BEIJING  If global automakers think they can extend their dominance in China into the electric era, they may be in for a shock.

Kings of the combustion age such as General Motors and Volkswagen Group are falling behind local players in the booming electric vehicle market in China, a country that’s key to funding and developing their electric and autonomous ambitions.

For Beijing office worker Tianna Cheng, the main dilemma when she was buying a 180,000-yuan ($27,000) Xpeng electric crossover was whether she should go for a BYD car instead, or a Nio; she did not seriously consider overseas marques.

“If I was buying a gasoline car, I may have considered foreign brands,” the 29-year-old said as she drove home from work. “But I wanted an EV, and other than Tesla, I saw few foreign brands applying advanced smart technology properly.”

Buoyed by demand from consumers like Cheng, electric car sales are rocketing in China’s roughly $500 billion auto market, the world’s biggest.

In the first four months of 2022, the number of new-energy passenger vehicles  pure EVs and plug-in hybrids  more than doubled from a year earlier to 1.49 million, according to data from the China Association of Automobile Manufacturers.

The cleaner technologies accounted for 23 percent of China’s passenger car market, where overall vehicle sales fell 12 percent, reflecting a steep decline in demand for gasoline powered vehicles.
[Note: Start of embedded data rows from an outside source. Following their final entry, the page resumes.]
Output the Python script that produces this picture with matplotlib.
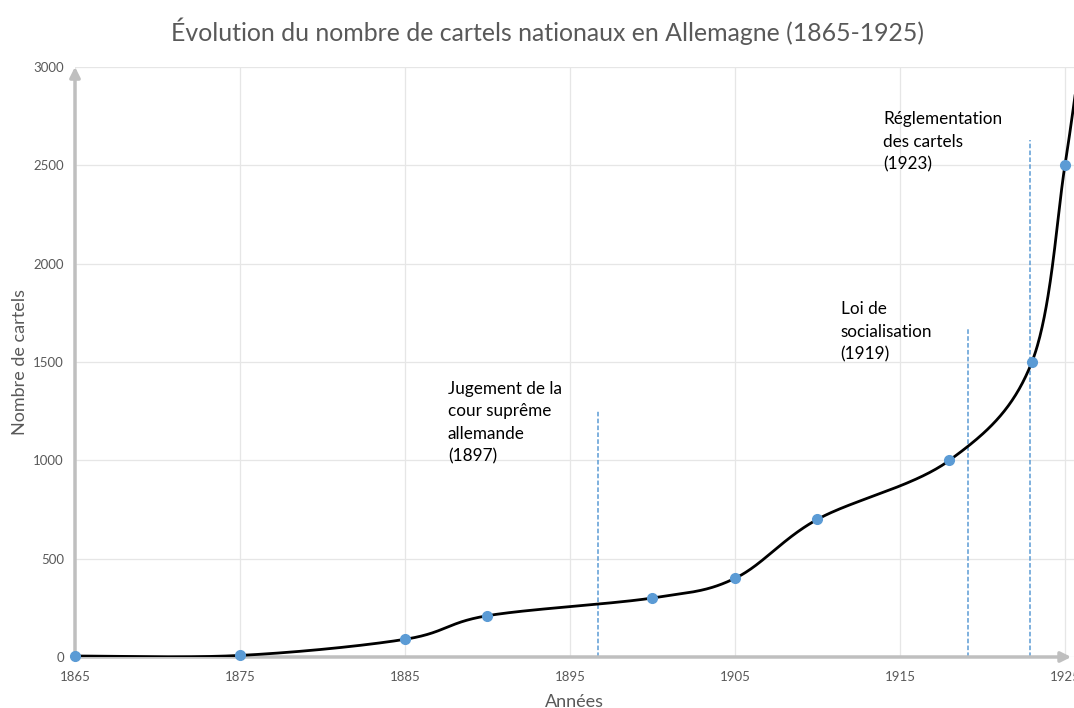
import matplotlib.pyplot as plt
import numpy as np

plt.rcParams['font.family'] = ['Lato', 'DejaVu Sans']

# data
years = [1865, 1875, 1885, 1890, 1900, 1905, 1910, 1918, 1923, 1925, 1926]
cartels = [5, 8, 90, 210, 300, 400, 700, 1000, 1500, 2500, 3100]

event_years = [1896.7, 1919.1, 1922.9]
event_tops = [1250, 1680, 2630]
event_labels = [
    "Jugement de la\ncour suprême\nallemande\n(1897)",
    "Loi de\nsocialisation\n(1919)",
    "Réglementation\ndes cartels\n(1923)",
]
label_pos = [(1887.6, 1405), (1911.4, 1810), (1914.0, 2775)]

GRAY = "#595959"
BLUE = "#5B9BD5"


def catmull_rom(xs, ys, n=60):
    p = np.column_stack([xs, ys]).astype(float)
    p = np.vstack([p[0], p, p[-1]])
    out = []
    for i in range(1, len(p) - 2):
        p0, p1, p2, p3 = p[i - 1], p[i], p[i + 1], p[i + 2]
        t = np.linspace(0, 1, n)[:, None]
        seg = 0.5 * ((2 * p1) + (-p0 + p2) * t
                     + (2 * p0 - 5 * p1 + 4 * p2 - p3) * t ** 2
                     + (-p0 + 3 * p1 - 3 * p2 + p3) * t ** 3)
        out.append(seg)
    out = np.vstack(out)
    return out[:, 0], out[:, 1]


fig = plt.figure(figsize=(10.74, 7.08), dpi=100)
ax = fig.add_axes([75 / 1074, 51 / 708, 999 / 1074, 590 / 708])

sx, sy = catmull_rom(years, cartels)
ax.plot(sx, sy, color="black", lw=2, zorder=5)
ax.plot(years, cartels, "o", color=BLUE, ms=7, zorder=6, clip_on=False)

for yr, top in zip(event_years, event_tops):
    ax.vlines(yr, 0, top, colors=BLUE, linestyles=(0, (3, 1.5)), lw=1.1, zorder=2)
for txt, (tx, ty) in zip(event_labels, label_pos):
    ax.text(tx, ty, txt, fontsize=12.3, va="top", ha="left", color="black", linespacing=1.5)

ax.set_xlim(1865, 1925.55)
ax.set_ylim(0, 3000)
ax.set_xticks(range(1865, 1926, 10))
ax.set_yticks(range(0, 3001, 500))
ax.grid(True, color="#e6e6e6", lw=0.9, zorder=0)
ax.set_axisbelow(True)
for s in ax.spines.values():
    s.set_visible(False)
ax.tick_params(length=0, labelsize=9.5, colors=GRAY, pad=8)
ax.tick_params(axis="x", pad=10)

# axis arrows
arrow = dict(arrowstyle="-|>,head_length=0.6,head_width=0.3", color="#bfbfbf", lw=2.5)
ax.annotate("", xy=(0, 1.005), xytext=(0, 0), xycoords="axes fraction",
            arrowprops=arrow, annotation_clip=False, zorder=3)
ax.annotate("", xy=(1.0, 0), xytext=(0, 0), xycoords="axes fraction",
            arrowprops=arrow, annotation_clip=False, zorder=3)

ax.set_xlabel("Années", fontsize=13, color=GRAY, labelpad=8)
ax.set_ylabel("Nombre de cartels", fontsize=13, color=GRAY, labelpad=4)
fig.suptitle("Évolution du nombre de cartels nationaux en Allemagne (1865-1925)",
             fontsize=17.9, color=GRAY, y=0.975, x=0.51)

fig.savefig("out.png", dpi=100)
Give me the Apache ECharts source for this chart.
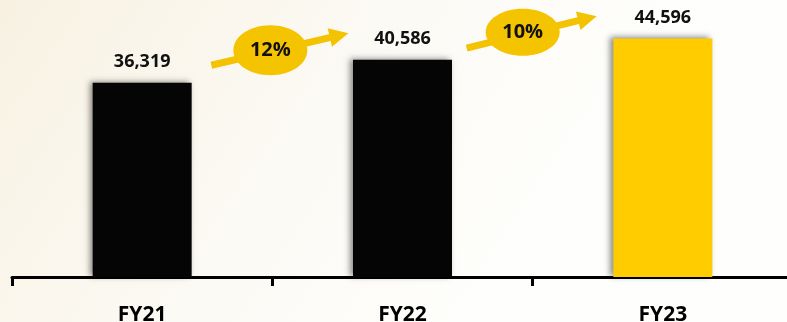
<!DOCTYPE html>
<html>
<head>
<meta charset="utf-8">
<script src="https://cdn.jsdelivr.net/npm/echarts@6/dist/echarts.min.js"></script>
<style>
html,body{margin:0;padding:0;background:#fff;}
#c{width:787px;height:322px;}
</style>
</head>
<body>
<div id="c"></div>
<script>
const categories = ['FY21', 'FY22', 'FY23'];
const revenue = [36319, 40586, 44596];
const growthLabels = ['12%', '10%'];

const barColors = ['#050505', '#050505', '#FFCC00'];
// arrow annotation layout offsets (pixels) relative to category boundary and mid bar-top
const arrowLayout = [
  {sx: -61, sy: -6, tx: 76, ty: -38, ex: -2, ey: -21, ry: 25},
  {sx: -66, sy: -1, tx: 64, ty: -33, ex: -10, ey: -17, ry: 23.5}
];
const FONT = '"Open Sans", sans-serif';

const chart = echarts.init(document.getElementById('c'), null, {renderer: 'canvas'});

const option = {
  animation: false,
  backgroundColor: 'transparent',
  grid: {left: 12, top: 9.5, right: -6, bottom: 45, containLabel: false, outerBoundsMode: 'none'},
  xAxis: {
    type: 'category',
    data: categories,
    boundaryGap: true,
    axisLine: {show: true, lineStyle: {color: '#000', width: 3}},
    axisTick: {show: true, alignWithLabel: false, length: 9, lineStyle: {color: '#000', width: 3}},
    axisLabel: {color: '#000', fontSize: 21, fontWeight: 'bold', fontFamily: FONT, margin: 28}
  },
  yAxis: {
    type: 'value', min: 0, max: 50000, show: false,
    splitLine: {show: false}
  },
  series: [{
    type: 'bar',
    data: revenue.map((v, i) => ({value: v, itemStyle: {color: barColors[i]}})),
    barWidth: 99,
    itemStyle: {shadowColor: 'rgba(0,0,0,0.45)', shadowBlur: 6, shadowOffsetX: -3, shadowOffsetY: -1},
    label: {
      show: true, position: 'top', distance: 12,
      color: '#111', fontSize: 18, fontWeight: 'bold', fontFamily: FONT,
      formatter: p => p.value.toLocaleString('en-US')
    },
    z: 2
  }]
};
chart.setOption(option);

function buildGraphics() {
  const g = [];
  g.push({
    type: 'rect', z: -100, silent: true,
    shape: {x: 0, y: 0, width: 787, height: 322},
    style: {fill: new echarts.graphic.LinearGradient(0, 0, 0.6, 1, [
      {offset: 0, color: '#F8F1E2'},
      {offset: 0.3, color: '#FAF6EC'},
      {offset: 0.6, color: '#FCFAF5'},
      {offset: 1, color: '#FEFEFC'}
    ])}
  });
  for (let i = 0; i < growthLabels.length; i++) {
    const c1 = chart.convertToPixel({gridIndex: 0}, [i, revenue[i]]);
    const c2 = chart.convertToPixel({gridIndex: 0}, [i + 1, revenue[i + 1]]);
    const bx = (c1[0] + c2[0]) / 2;
    const my = (c1[1] + c2[1]) / 2;
    const L = arrowLayout[i];
    const S = [bx + L.sx, my + L.sy];
    const T = [bx + L.tx, my + L.ty];
    const dx = T[0] - S[0], dy = T[1] - S[1];
    const len = Math.hypot(dx, dy);
    const ux = dx / len, uy = dy / len;
    const nx = -uy, ny = ux;
    const headLen = 19, headHalf = 9.5;
    const E = [T[0] - ux * headLen, T[1] - uy * headLen];
    const col = '#F3C200';
    g.push({type: 'line', z: 10, silent: true,
      shape: {x1: S[0], y1: S[1], x2: E[0] + ux * 2, y2: E[1] + uy * 2},
      style: {stroke: col, lineWidth: 7}});
    g.push({type: 'polygon', z: 10, silent: true,
      shape: {points: [T, [E[0] + nx * headHalf, E[1] + ny * headHalf], [E[0] - nx * headHalf, E[1] - ny * headHalf]]},
      style: {fill: col}});
    const ex = bx + L.ex, ey = my + L.ey;
    g.push({type: 'ellipse', z: 11, silent: true,
      shape: {cx: ex, cy: ey, rx: 37, ry: L.ry},
      style: {fill: '#F5C400'}});
    g.push({type: 'text', z: 12, silent: true, x: ex, y: ey,
      style: {text: growthLabels[i], fill: '#111', font: 'bold 20px ' + FONT, align: 'center', verticalAlign: 'middle'}});
  }
  chart.setOption({graphic: g});
}
buildGraphics();
</script>
</body>
</html>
There are no foreign brands among the top 10 automakers in the new-energy vehicle segment this year, with the notable exception of U.S. electric pioneer Tesla Inc. in third place, according to China Passenger Car Association data.

All the rest are Chinese brands, from BYD and Wuling to Chery and Xpeng. China leader BYD has sold about 390,000 EVs in the country this year, more than three times as many as global leader Tesla sold there. The top-ranked traditional carmaker is Volkswagen’s venture with FAW Group, in 15th place for EV sales.
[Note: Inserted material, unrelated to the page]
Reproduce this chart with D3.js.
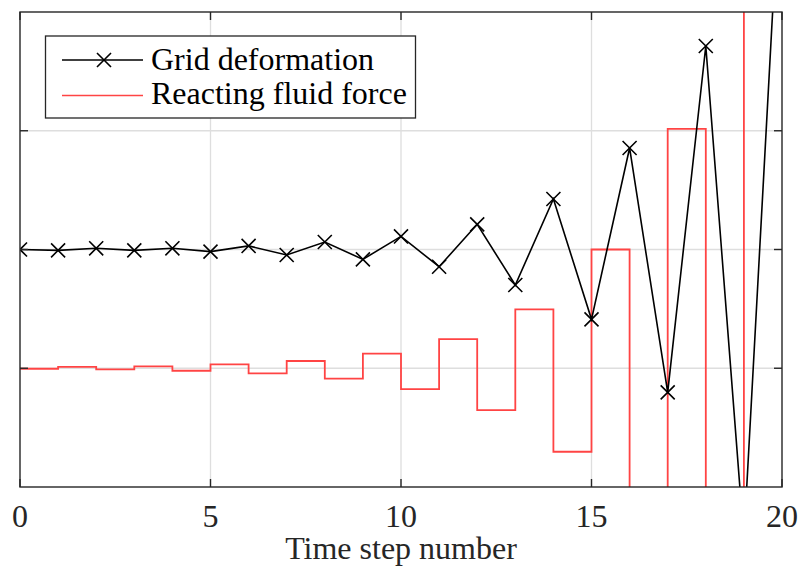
<!DOCTYPE html>
<html>
<head>
<meta charset="utf-8">
<script src="https://cdn.jsdelivr.net/npm/d3@7"></script>
<style>
  body { margin: 0; background: #fff; }
  svg { display: block; }
  text { font-family: 'Liberation Serif', 'Times New Roman', Times, serif; }
</style>
</head>
<body>
<script>
const width = 799;
const height = 568;

// time steps and readings (y in plot units, gridlines at -1, 0, 1)
const steps = d3.range(0, 21);
const gridDeformation = [0.0, -0.007, 0.01, -0.007, 0.01, -0.018, 0.03, -0.046, 0.063, -0.083,
  0.11, -0.145, 0.212, -0.299, 0.425, -0.588, 0.855, -1.203, 1.714, -2.44, 3.45];
const fluidForce = [-1.004, -0.989, -1.009, -0.984, -1.021, -0.967, -1.043, -0.939, -1.088, -0.877,
  -1.175, -0.754, -1.352, -0.504, -1.703, 0.0, -2.42, 1.015, -3.87, 3.07];
const xTicks = [0, 5, 10, 15, 20];
const yTicks = [-1, 0, 1];
const legendItems = ['Grid deformation', 'Reacting fluid force'];

const margin = { top: 12, right: 17, bottom: 81, left: 20 };

const x = d3.scaleLinear([0, 20], [margin.left, width - margin.right]);
const y = d3.scaleLinear([-2, 2], [height - margin.bottom, margin.top]);

const svg = d3.select('body')
  .append('svg')
  .attr('width', width)
  .attr('height', height);

svg.append('defs').append('clipPath')
  .attr('id', 'clip')
  .append('rect')
    .attr('x', x(0))
    .attr('y', y(2))
    .attr('width', x(20) - x(0))
    .attr('height', y(-2) - y(2));

// grid
svg.append('g')
  .attr('stroke', '#dedede')
  .attr('stroke-width', 1.3)
  .call(g => g.selectAll('.vx')
    .data(xTicks.slice(1, -1))
    .join('line')
      .attr('x1', d => x(d)).attr('x2', d => x(d))
      .attr('y1', y(2)).attr('y2', y(-2)))
  .call(g => g.selectAll('.hy')
    .data(yTicks)
    .join('line')
      .attr('x1', x(0)).attr('x2', x(20))
      .attr('y1', d => y(d)).attr('y2', d => y(d)));

const plot = svg.append('g').attr('clip-path', 'url(#clip)');

// reacting fluid force as stairs
const stairs = fluidForce.map((v, i) => [steps[i], v]);
stairs.push([steps[fluidForce.length], fluidForce[fluidForce.length - 1]]);

plot.append('path')
  .datum(stairs)
  .attr('fill', 'none')
  .attr('stroke', '#ff4444')
  .attr('stroke-width', 1.8)
  .attr('d', d3.line()
    .x(d => x(d[0]))
    .y(d => y(d[1]))
    .curve(d3.curveStepAfter));

// grid deformation line with x markers
plot.append('path')
  .datum(gridDeformation)
  .attr('fill', 'none')
  .attr('stroke', '#000')
  .attr('stroke-width', 1.6)
  .attr('d', d3.line()
    .x((d, i) => x(steps[i]))
    .y(d => y(d)));

const cross = d3.symbol(d3.symbolX, 130);

plot.append('g')
  .selectAll('path')
  .data(gridDeformation)
  .join('path')
    .attr('transform', (d, i) => `translate(${x(steps[i])},${y(d)})`)
    .attr('d', cross)
    .attr('fill', 'none')
    .attr('stroke', '#000')
    .attr('stroke-width', 1.6);

// axes box and ticks
const axisColor = '#262626';
const tickLen = 8;

svg.append('rect')
  .attr('x', x(0))
  .attr('y', y(2))
  .attr('width', x(20) - x(0))
  .attr('height', y(-2) - y(2))
  .attr('fill', 'none')
  .attr('stroke', axisColor)
  .attr('stroke-width', 1.4);

const ticks = svg.append('g')
  .attr('stroke', axisColor)
  .attr('stroke-width', 1.4);

xTicks.forEach(t => {
  ticks.append('line')
    .attr('x1', x(t)).attr('x2', x(t))
    .attr('y1', y(-2)).attr('y2', y(-2) - tickLen);
  ticks.append('line')
    .attr('x1', x(t)).attr('x2', x(t))
    .attr('y1', y(2)).attr('y2', y(2) + tickLen);
});

yTicks.forEach(t => {
  ticks.append('line')
    .attr('x1', x(0)).attr('x2', x(0) + tickLen)
    .attr('y1', y(t)).attr('y2', y(t));
  ticks.append('line')
    .attr('x1', x(20)).attr('x2', x(20) - tickLen)
    .attr('y1', y(t)).attr('y2', y(t));
});

svg.append('g')
  .attr('font-size', 32)
  .attr('fill', axisColor)
  .attr('text-anchor', 'middle')
  .selectAll('text')
  .data(xTicks)
  .join('text')
    .attr('x', d => x(d))
    .attr('y', 527)
    .text(d => d);

svg.append('text')
  .attr('x', (x(0) + x(20)) / 2)
  .attr('y', 559)
  .attr('text-anchor', 'middle')
  .attr('font-size', 32)
  .attr('fill', axisColor)
  .text('Time step number');

// legend
const legend = svg.append('g');

legend.append('rect')
  .attr('x', 45.5)
  .attr('y', 36)
  .attr('width', 370)
  .attr('height', 82)
  .attr('fill', '#fff')
  .attr('stroke', axisColor)
  .attr('stroke-width', 1.3);

const rowY = [60, 95.5];
const baseY = [70, 104];
const legendColors = ['#000', '#ff4444'];

legendItems.forEach((label, i) => {
  legend.append('line')
    .attr('x1', 62).attr('x2', 143)
    .attr('y1', rowY[i]).attr('y2', rowY[i])
    .attr('stroke', legendColors[i])
    .attr('stroke-width', 1.7);
  legend.append('text')
    .attr('x', 151)
    .attr('y', baseY[i])
    .attr('font-size', 32)
    .attr('fill', '#000')
    .text(label);
});

legend.append('path')
  .attr('transform', `translate(104,${rowY[0]})`)
  .attr('d', cross)
  .attr('fill', 'none')
  .attr('stroke', '#000')
  .attr('stroke-width', 1.6);
</script>
</body>
</html>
Cheng said that overseas marques, whether the Buick Velite 7 or Volkswagen’s ID. series, failed to provide what she was looking for: an EV capable of giving her the “comfort” of having a smartphone-like experience in her vehicle.

“Foreign brands are so far from my life and lifestyle,” said Cheng, whose digital assistant handles connections to apps such as Alipay and Taobao and “does everything for me from opening the windows to turning on music”, while her car software provides over-the-air updates.

It’s quite a reversal.

Global brands have dominated in China since the 1990s, typically winning a collective 60-70 percent share of passenger car sales in recent years. In the first four months of 2022 they captured 52 percent, with their April monthly share at 43 percent.

Signaling the scale of the challenge facing traditional automakers, Nissan CEO Makoto Uchida told Reuters that some brands “could disappear in three to five years” in China.

“Local brands are becoming stronger,” said Uchida, who was formerly Nissan’s China chief, adding that the quality of EVs from Chinese makers had improved rapidly, with advances being made in the space of months.

“There will be a lot of transformation in China and we need to carefully watch the situation,” said the CEO, adding that carmakers had to be nimble in the design, development and launch of new models.

“In those aspects, if we were slow, we would be left behind.”